Bu dizide 18 yılda polis tarafından öldürülen kötü adamların sayısı 15 bini, yani bir kasabanın nüfusunu geçiyor! Yapımcılar her hafta, her hafta öldürülecek yeni figüran bulmakta zorlanmaya başlamış olmalı ki; bazı figüranlar bu 18 yılda 10-15 kez ölmek zorunda kaldı!
*
Gelin görün ki; İçişleri Bakanlığı’nın ve İstanbul Emniyeti’nin izniyle ve desteğiyle yayınlanan bu diziye bugüne kadar “Polisi yargısız infaz yapıyor, takır takır adam öldürüyor gibi gösteriyor, şiddeti özendiriyor” diye bir kez bile ceza verilmedi.
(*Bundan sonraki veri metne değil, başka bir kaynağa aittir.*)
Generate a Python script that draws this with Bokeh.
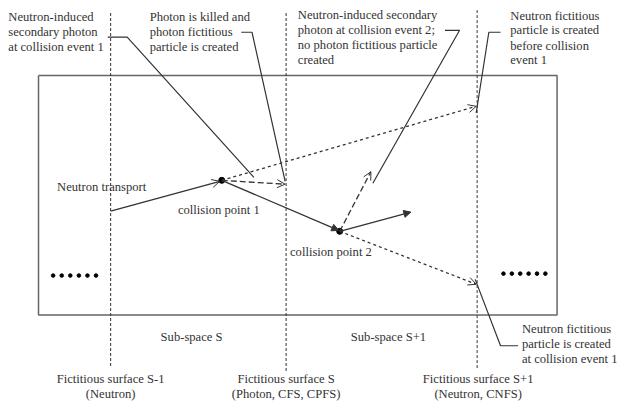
from bokeh.plotting import figure
from bokeh.models import Range1d, ColumnDataSource, Arrow, OpenHead, NormalHead
from bokeh.core.properties import value
from bokeh.embed import file_html
from bokeh.resources import INLINE

FONT = "Liberation Serif"
INK = "#333333"

# ---- geometry (reference pixel coordinates, y downward) ----
box_x = [39, 571, 571, 39, 39]
box_y = [78, 78, 327, 327, 78]

surf_x = [113, 293, 489]
surf_top = [13, 13, 10]
surf_bot = [382, 387, 383]

collision_x = [227, 348]
collision_y = [187, 240]

dots_left_x = [54, 62.8, 71.6, 80.4, 89.2, 98]
dots_left_y = [286] * 6
dots_right_x = [516, 524.6, 533.2, 541.8, 550.4, 559]
dots_right_y = [284] * 6

# arrows: start x, start y, end x, end y
solid_open = dict(x0=[113], y0=[219], x1=[225], y1=[188])
solid_filled = dict(x0=[227, 348], y0=[187, 240], x1=[347, 421], y1=[239, 220])
long_dash = dict(x0=[227, 348], y0=[187, 240], x1=[292, 380], y1=[191, 178])
short_dash = dict(x0=[227, 348], y0=[187, 240], x1=[488, 488], y1=[110, 295])

# leader lines
leader_xs = [[110, 130, 260], [247, 258, 292], [456, 471, 382],
             [513, 501, 488], [531, 513, 487]]
leader_ys = [[38, 38, 184], [33, 33, 188], [31, 31, 190],
             [33, 33, 117], [359, 359, 290]]

# texts
left_text = ["Neutron-induced", "secondary photon", "at collision event 1",
             "Photon is killed and", "photon fictitious", "particle is created",
             "Neutron-induced secondary", "photon  at collision event 2;",
             "no photon fictitious particle", "created",
             "Neutron fictitious", "particle is created", "before collision", "event 1",
             "Neutron transport", "collision point 1", "collision point 2",
             "Neutron fictitious", "particle is created", "at collision event 1"]
left_x = [8, 8, 8, 153, 153, 153, 305, 305, 305, 305,
          523, 523, 523, 523, 58, 182, 297, 535, 535, 535]
left_y = [17, 33, 48, 17, 33, 48, 15, 31, 46, 62,
          16, 31, 47, 62, 194, 218, 262, 342, 357, 373]

center_text = ["Sub-space S", "Sub-space S+1",
               "Fictitious surface S-1", "(Neutron)",
               "Fictitious surface S", "(Photon, CFS, CPFS)",
               "Fictitious surface S+1", "(Neutron, CNFS)"]
center_x = [196, 398, 113, 113, 293, 293, 490, 490]
center_y = [350, 350, 394, 409, 394, 409, 394, 409]

p = figure(width=617, height=402, output_backend="svg", toolbar_location=None,
           x_range=Range1d(0, 633), y_range=Range1d(418, 0),
           min_border=0, outline_line_color=None)
p.axis.visible = False
p.grid.visible = False
p.background_fill_color = "white"

p.line(box_x, box_y, line_color="#666666", line_width=1.5)
p.segment(x0=surf_x, y0=surf_top, x1=surf_x, y1=surf_bot,
          line_color=INK, line_width=1, line_dash="3 2")
p.multi_line(xs=leader_xs, ys=leader_ys, line_color=INK, line_width=1.2)

def add_arrows(d, dash, head):
    src = ColumnDataSource(d)
    p.add_layout(Arrow(source=src, x_start="x0", y_start="y0", x_end="x1", y_end="y1",
                       line_color=INK, line_width=1.3, line_dash=dash, end=head))

add_arrows(solid_open, "solid", OpenHead(size=8, line_color=INK, line_width=1))
add_arrows(solid_filled, "solid", NormalHead(size=7, line_color=INK, fill_color=INK, line_width=1))
add_arrows(long_dash, "6 3", OpenHead(size=8, line_color=INK, line_width=1))
add_arrows(short_dash, "3 3", OpenHead(size=8, line_color=INK, line_width=1))

p.scatter(collision_x, collision_y, size=6, color="black")
p.scatter(dots_left_x, dots_left_y, size=3.6, color="black")
p.scatter(dots_right_x, dots_right_y, size=3.6, color="black")

p.text(x=left_x, y=left_y, text=left_text, text_font=value(FONT), text_font_size="12.6px",
       text_color=INK, text_align="left", text_baseline="middle")
p.text(x=center_x, y=center_y, text=center_text, text_font=value(FONT), text_font_size="12.6px",
       text_color=INK, text_align="center", text_baseline="middle")

open("out.html", "w").write(file_html(p, INLINE))
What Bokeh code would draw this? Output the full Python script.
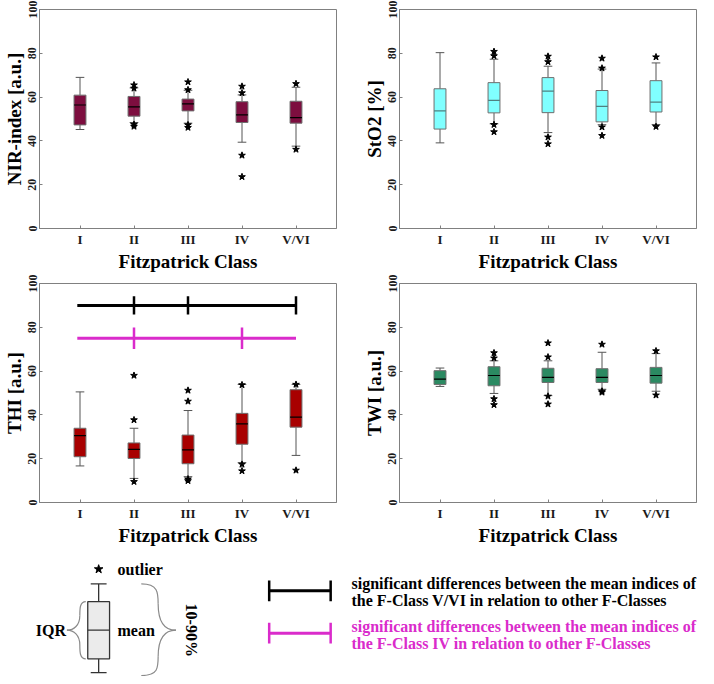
import math
from bokeh.plotting import figure
from bokeh.models import Range1d, FixedTicker, ColumnDataSource
from bokeh.layouts import column, row
from bokeh.embed import file_html
from bokeh.resources import INLINE
from bokeh.core.properties import value

# ---------------- data ----------------
classes = ["I", "II", "III", "IV", "V/VI"]
y_ticks = [0, 20, 40, 60, 80, 100]

# NIR-index [a.u.]
nir_p10 = [45.2, 48.4, 48.1, 39.4, 37.6]
nir_q1 = [47.3, 51.3, 53.7, 48.4, 48.1]
nir_med = [56.4, 55.5, 56.9, 51.9, 50.6]
nir_q3 = [60.9, 60.3, 59.1, 57.9, 58.1]
nir_p90 = [69.0, 64.2, 63.1, 61.0, 64.5]
nir_out = [[], [65.5, 64.0, 47.5, 46.6], [66.9, 63.3, 47.3, 46.1],
           [64.9, 61.9, 33.4, 23.6], [66.1, 36.1]]

# StO2 [%]
sto_p10 = [39.1, 47.8, 43.8, 47.4, 47.5]
sto_q1 = [45.4, 52.8, 52.9, 48.7, 53.2]
sto_med = [53.7, 58.5, 62.7, 55.8, 57.7]
sto_q3 = [63.8, 66.6, 68.9, 63.0, 67.5]
sto_p90 = [80.3, 77.3, 74.1, 72.8, 75.6]
sto_out = [[], [80.8, 78.8, 47.4, 44.1], [78.6, 76.1, 41.7, 38.6],
           [77.7, 73.2, 46.3, 42.4], [78.3, 46.5]]

# THI [a.u.]
thi_p10 = [16.7, 11.0, 11.8, 18.2, 21.5]
thi_q1 = [20.9, 20.1, 17.7, 26.6, 34.4]
thi_med = [30.5, 24.3, 24.0, 35.9, 39.0]
thi_q3 = [33.9, 27.2, 30.8, 40.7, 51.5]
thi_p90 = [50.5, 33.9, 42.0, 53.9, 53.9]
thi_out = [[], [58.0, 37.7, 9.5], [51.2, 46.2, 10.7, 9.9],
           [53.7, 17.4, 14.4], [53.9, 14.7]]

# TWI [a.u.]
twi_p10 = [53.0, 49.8, 48.8, 51.7, 50.8]
twi_q1 = [53.9, 53.3, 54.8, 54.8, 54.5]
twi_med = [56.3, 58.0, 57.1, 57.1, 58.0]
twi_q3 = [60.2, 62.0, 61.3, 61.1, 61.7]
twi_p90 = [61.4, 64.7, 64.7, 68.6, 68.0]
twi_out = [[], [68.3, 65.9, 47.3, 44.6], [72.8, 66.4, 48.5, 44.9],
           [72.2, 50.3, 50.8], [69.2, 49.0]]

# significance bars (THI)
sig_v_level = 90          # F-Class V/VI vs others (black)
sig_v_marks = ["II", "III", "V/VI"]
sig_iv_level = 75         # F-Class IV vs others (magenta)
sig_iv_marks = ["II", "IV"]

FONT = "Liberation Serif"
MAGENTA = "#DA2BCB"
GRAYLINE = "#808080"

BOX_W = 0.22
CAP_W = 0.16


def make_panel(ylabel, p10, q1, med, q3, p90, out, fill, med_color,
               border_left, border_right):
    p = figure(frame_width=297, frame_height=219,
               x_range=Range1d(0.25, 5.75), y_range=Range1d(0, 100),
               output_backend="svg", toolbar_location=None,
               min_border_left=border_left, min_border_right=border_right,
               min_border_top=9, min_border_bottom=42,
               background_fill_color="white", border_fill_color="white")
    p.xgrid.visible = False
    p.ygrid.visible = False
    p.outline_line_color = GRAYLINE
    p.outline_line_width = 1

    xs = list(range(1, len(classes) + 1))
    p.xaxis.ticker = FixedTicker(ticks=xs)
    p.xaxis.major_label_overrides = {x: c for x, c in zip(xs, classes)}
    p.yaxis.ticker = FixedTicker(ticks=y_ticks)
    p.yaxis.major_label_orientation = "vertical"

    for ax in (p.xaxis[0], p.yaxis[0]):
        ax.axis_line_color = GRAYLINE
        ax.major_tick_line_color = GRAYLINE
        ax.major_tick_in = 3
        ax.major_tick_out = 0
        ax.minor_tick_in = 0
        ax.minor_tick_out = 0
        ax.major_label_text_font = FONT
        ax.major_label_text_font_style = "bold"
        ax.major_label_text_color = "#1a1a1a"
        ax.axis_label_text_font = FONT
        ax.axis_label_text_font_style = "bold"
        ax.axis_label_text_font_size = "19px"
        ax.axis_label_text_color = "black"
    p.xaxis.major_label_text_font_size = "13px"
    p.yaxis.major_label_text_font_size = "12px"
    p.xaxis.major_label_standoff = 3
    p.yaxis.major_label_standoff = 3
    p.xaxis.axis_label_standoff = 1
    p.yaxis.axis_label_standoff = 1
    p.xaxis.axis_label = "Fitzpatrick Class"
    p.yaxis.axis_label = ylabel

    src = ColumnDataSource(dict(
        x=xs, p10=p10, q1=q1, med=med, q3=q3, p90=p90,
        cl=[x - CAP_W / 2 for x in xs], cr=[x + CAP_W / 2 for x in xs],
        bl=[x - BOX_W / 2 for x in xs], br=[x + BOX_W / 2 for x in xs]))
    wc = "#555555"
    # whiskers
    p.segment(x0="x", y0="p10", x1="x", y1="q1", source=src, line_color=wc, line_width=1)
    p.segment(x0="x", y0="q3", x1="x", y1="p90", source=src, line_color=wc, line_width=1)
    p.segment(x0="cl", y0="p10", x1="cr", y1="p10", source=src, line_color=wc, line_width=1)
    p.segment(x0="cl", y0="p90", x1="cr", y1="p90", source=src, line_color=wc, line_width=1)
    # boxes
    p.quad(left="bl", right="br", bottom="q1", top="q3", source=src,
           fill_color=fill, line_color="#6e6e6e", line_width=1)
    p.segment(x0="bl", y0="med", x1="br", y1="med", source=src,
              line_color=med_color, line_width=1.2)
    # outliers
    ox, oy = [], []
    for x, vals in zip(xs, out):
        for v in vals:
            ox.append(x)
            oy.append(v)
    p.scatter(ox, oy, marker="star", size=7, fill_color="black", line_color="black")
    return p


p1 = make_panel("NIR-index [a.u.]", nir_p10, nir_q1, nir_med, nir_q3, nir_p90, nir_out,
                "#7D0E3F", "black", 38, 24)
p2 = make_panel("StO2 [%]", sto_p10, sto_q1, sto_med, sto_q3, sto_p90, sto_out,
                "#80FFFF", "#4F8080", 38, 4)
p3 = make_panel("THI [a.u.]", thi_p10, thi_q1, thi_med, thi_q3, thi_p90, thi_out,
                "#A80000", "black", 38, 24)
p4 = make_panel("TWI [a.u.]", twi_p10, twi_q1, twi_med, twi_q3, twi_p90, twi_out,
                "#2B8A62", "black", 38, 4)

# significance bars on THI panel
pos = {c: i + 1 for i, c in enumerate(classes)}
for level, marks, col, half in ((sig_v_level, sig_v_marks, "black", 4.2),
                                (sig_iv_level, sig_iv_marks, MAGENTA, 4.9)):
    p3.segment(x0=[pos["I"] - 0.05], y0=[level], x1=[pos["V/VI"]], y1=[level],
               line_color=col, line_width=3)
    mx = [pos[m] for m in marks]
    p3.segment(x0=mx, y0=[level - half] * len(mx), x1=mx, y1=[level + half] * len(mx),
               line_color=col, line_width=2.5)

# ---------------- legend / schematic ----------------
leg = figure(width=698, height=128, x_range=Range1d(6, 710), y_range=Range1d(681, 551),
             x_axis_type=None, y_axis_type=None, output_backend="svg",
             toolbar_location=None, min_border=0, min_border_left=0,
             min_border_right=0, min_border_top=0, min_border_bottom=0)
leg.xgrid.visible = False
leg.ygrid.visible = False
leg.outline_line_color = None

TF = value(FONT)
# schematic box plot
sk_x, sk_half, sk_cap = 105, 11, 8
sk_p90, sk_q3, sk_med, sk_q1, sk_p10 = 587, 605, 634, 663, 677
leg.segment(x0=[sk_x, sk_x], y0=[sk_p90, sk_q1], x1=[sk_x, sk_x], y1=[sk_q3, sk_p10],
            line_color="#333333", line_width=1.3)
leg.segment(x0=[sk_x - sk_cap] * 2, y0=[sk_p90, sk_p10], x1=[sk_x + sk_cap] * 2,
            y1=[sk_p90, sk_p10], line_color="#333333", line_width=1.3)
leg.quad(left=[sk_x - sk_half], right=[sk_x + sk_half], top=[sk_q3], bottom=[sk_q1],
         fill_color="#EBEBEB", line_color="#333333", line_width=1.3)
leg.segment(x0=[sk_x - sk_half], y0=[sk_med], x1=[sk_x + sk_half], y1=[sk_med],
            line_color="#333333", line_width=1.2)
leg.scatter([sk_x], [572], marker="star", size=9, fill_color="black", line_color="black")
leg.text(x=[124], y=[572], text=["outlier"], text_font=TF, text_font_style="bold",
         text_font_size="16px", text_baseline="middle", text_align="left")
leg.text(x=[124], y=[sk_med], text=["mean"], text_font=TF, text_font_style="bold",
         text_font_size="16px", text_baseline="middle", text_align="left")
leg.text(x=[72], y=[sk_med], text=["IQR"], text_font=TF, text_font_style="bold",
         text_font_size="16px", text_baseline="middle", text_align="right")
leg.text(x=[199], y=[sk_med], text=["10-90%"], text_font=TF, text_font_style="bold",
         text_font_size="16px", text_baseline="middle", text_align="center",
         angle=-math.pi / 2)

# braces
bc = "#8a8a8a"
# IQR brace (tip to the left)
leg.bezier(x0=[92, 86, 92, 86], y0=[605, 619, 663, 649],
           x1=[86, 73, 86, 73], y1=[619, 634, 649, 634],
           cx0=[86, 86, 86, 86], cy0=[605, 629, 663, 639],
           cx1=[86, 80, 86, 80], cy1=[612, 634, 656, 634],
           line_color=bc, line_width=1.2)
# 10-90% brace (tip to the right)
leg.bezier(x0=[148, 165, 148, 165], y0=[587, 607, 680, 661],
           x1=[165, 183, 165, 183], y1=[607, 634, 661, 634],
           cx0=[165, 165, 165, 165], cy0=[587, 627, 680, 641],
           cx1=[165, 172, 165, 172], cy1=[596, 634, 672, 634],
           line_color=bc, line_width=1.2)

# significance legend
for yc, col in ((594, "black"), (637, MAGENTA)):
    leg.segment(x0=[277], y0=[yc], x1=[339], y1=[yc], line_color=col, line_width=3)
    leg.segment(x0=[277, 339], y0=[yc - 10.5] * 2, x1=[277, 339], y1=[yc + 10.5] * 2,
                line_color=col, line_width=2.5)

leg.text(x=[360, 360], y=[587, 604],
         text=["significant differences between the mean indices of",
               "the F-Class V/VI in relation to other F-Classes"],
         text_font=TF, text_font_style="bold", text_font_size="16px",
         text_baseline="middle", text_align="left", text_color="black")
leg.text(x=[360, 360], y=[630, 647],
         text=["significant differences between the mean indices of",
               "the F-Class IV in relation to other F-Classes"],
         text_font=TF, text_font_style="bold", text_font_size="16px",
         text_baseline="middle", text_align="left", text_color=MAGENTA)

layout = column(row(p1, p2), row(p3, p4), leg)
open("out.html", "w").write(file_html(layout, INLINE))
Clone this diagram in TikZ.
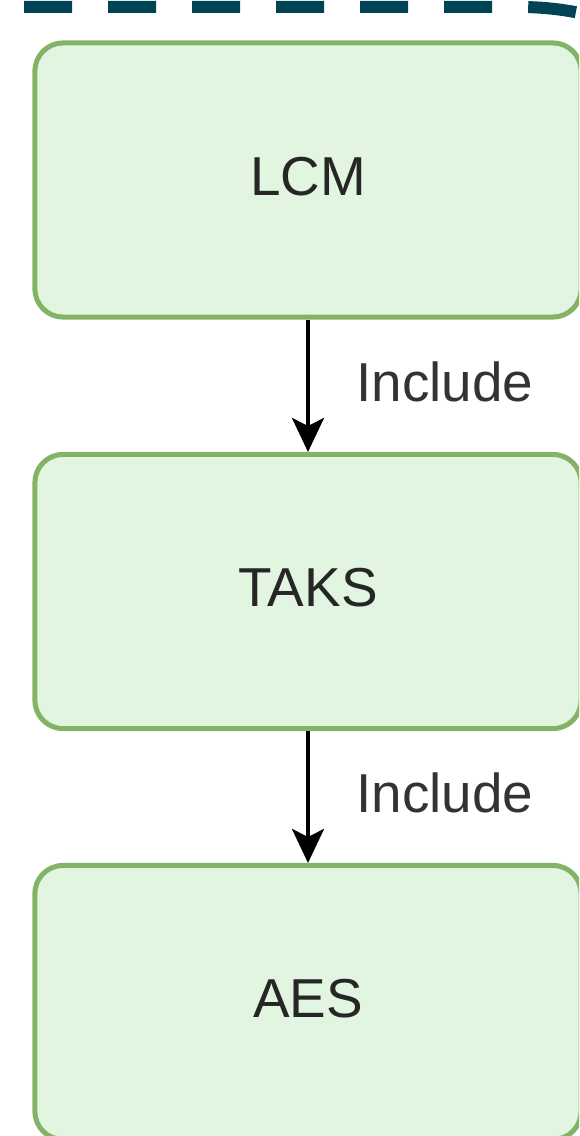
\documentclass[tikz,border=0pt]{standalone}
\usepackage{fontspec}
\setmainfont{Liberation Sans}
\usepackage{xcolor}
\usetikzlibrary{arrows.meta}

\definecolor{framedark}{RGB}{0,68,85}
\definecolor{boxfill}{RGB}{226,245,224}
\definecolor{boxline}{RGB}{130,179,102}

\begin{document}
\begin{tikzpicture}[x=0.025cm, y=-0.025cm,
  blockbox/.style={draw=boxline, fill=boxfill, line width=0.125cm, rounded corners=0.7cm,
    minimum width=13.65cm, minimum height=6.85cm, text depth=0.2cm,
    font=\fontsize{39}{46}\selectfont, text=black!85},
  incl/.style={-{Stealth[length=0.85cm, width=0.8cm, inset=0.2cm]}, line width=0.0875cm},
  incllabel/.style={font=\fontsize{39}{46}\selectfont, text=black!80, anchor=west, xshift=1.05cm}]

% Canvas
\clip (0,0) rectangle (579,1136);

% Dashed frame, top edge and corner
\draw[framedark, line width=0.3cm, dash pattern=on 1.2cm off 0.9cm, rounded corners=7.5cm]
  (-228,7) -- (820,7) -- (820,1300);

% Boxes
\node[blockbox] (lcm) at (308,180) {LCM};
\node[blockbox] (taks) at (308,591.5) {TAKS};
\node[blockbox] (aes) at (308,1002.5) {AES};

% Include arrows
\draw[incl] (lcm) -- node[incllabel, pos=0.47] {Include} (taks);
\draw[incl] (taks) -- node[incllabel, pos=0.47] {Include} (aes);

\end{tikzpicture}
\end{document}
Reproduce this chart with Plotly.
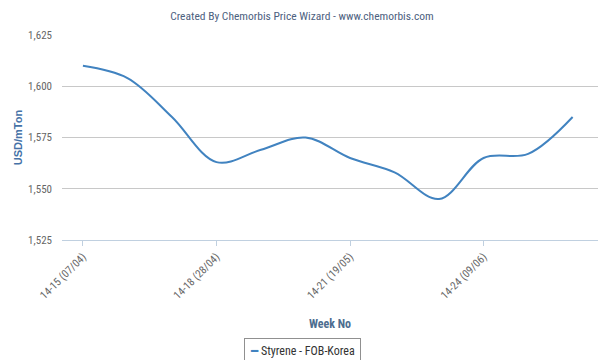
import plotly.graph_objects as go

weeks = ["14-15 (07/04)", "14-16 (14/04)", "14-17 (21/04)", "14-18 (28/04)",
         "14-19 (05/05)", "14-20 (12/05)", "14-21 (19/05)", "14-22 (26/05)",
         "14-23 (02/06)", "14-24 (09/06)", "14-25 (16/06)", "14-26 (23/06)"]
prices = [1610, 1604, 1585, 1563, 1569, 1575, 1565, 1558, 1545, 1565, 1567, 1585]
series_name = "Styrene - FOB-Korea"
tick_idx = [0, 3, 6, 9]
line_color = "#4183c0"

FONT = "Liberation Sans Narrow, Roboto Condensed, Liberation Sans, Arial"

fig = go.Figure()
fig.add_trace(go.Scatter(
    x=list(range(len(weeks))), y=prices, mode="lines", name=series_name,
    line=dict(color=line_color, width=2, shape="spline", smoothing=1.0),
    showlegend=False,
))

# legend box (drawn as bordered text so it can be clipped at the bottom like the original)
fig.add_annotation(
    x=0.448, y=-0.541, xref="paper", yref="paper", xanchor="center", yanchor="middle",
    text=f"<span style='color:{line_color};font-family:DejaVu Sans'><b>━</b></span> {series_name}",
    showarrow=False, bordercolor="#909090", borderwidth=1, borderpad=5, bgcolor="white",
    font=dict(family=FONT, size=12, color="#333333"),
)

fig.update_layout(
    width=604, height=360,
    margin=dict(l=62, r=6, t=35, b=120),
    paper_bgcolor="white", plot_bgcolor="white",
    font=dict(family=FONT, size=11, color="#666666"),
    title=dict(text="Created By Chemorbis Price Wizard - www.chemorbis.com",
               x=0.5, xanchor="center", y=0.955, yanchor="middle",
               font=dict(family=FONT, size=11.5, color="#4d6180")),
    xaxis=dict(
        range=[-0.47, 11.57], showgrid=False, zeroline=False, automargin=False,
        tickvals=tick_idx, ticktext=[weeks[i] for i in tick_idx],
        tickangle=-45, ticks="outside", ticklen=5, tickcolor="#C0D0E0",
        showline=True, linecolor="#C0D0E0", linewidth=1,
        tickfont=dict(family=FONT, size=11, color="#666666"),
        title=dict(text="<b>Week No</b>", font=dict(family=FONT, size=12, color="#4d6d8f"), standoff=18),
    ),
    yaxis=dict(
        range=[1525, 1625], tickvals=[1525, 1550, 1575, 1600, 1625],
        tickformat=",d", showgrid=True, gridcolor="#C8C8C8", gridwidth=1,
        zeroline=False, showline=False, ticks="", ticklabelstandoff=9, automargin=False,
        tickfont=dict(family=FONT, size=11, color="#666666"),
        title=dict(text="<b>USD/mTon</b>", font=dict(family="Liberation Sans, Arial", size=11, color="#4572A7"), standoff=3),
    ),
)

fig.write_html("out.html")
Ne zaman tarikat kovanına çomak sokuldu; işte o zaman RTÜK’ün radarına girdi.
Çünkü bugün hakim olan zihniyete göre "herkes kötü adam olabilir” ama “dini kullananlar” asla!
*
Sorarım size; bir filmin, bir sapığın zulmünü anlatması, nasıl “toplumda dini değerlerin suiistimal edilmesi” sayılıyor?
Eğer RTÜK, “tarikatlardan sapık çıkmaz” demeye getiriyorsa, son 20 yılda tarikat yurtlarında ve kurslarında tacize ve tecavüze uğayan çocuklar için açılan davaların dosyalarını koyarım önlerine…
*
Ve bir soru daha:
Program geçen hafta Cuma günü yayınlandı. Cumhurbaşkanı hedef göstermeseydi, Kanal D’ye ve Arka Sokaklar’a ceza vermek beş gün boyunca hiçbir şey yapmayan RTÜK’ün aklına gelecek miydi?
*
Dizinin en kıdemli oyuncularından Şevket Çoruh bir X mesajı yayınlayarak, “Ödül sayarım” demiş…
Verdiği tepkiden dolayı kutlarım ama… Ben “ödül” değil, “zulüm” sayıyorum.
Çünkü böyle böyle; ifade özgürlüğü üzerindeki baskı ve yasaklar her geçen gün biraz daha artıyor.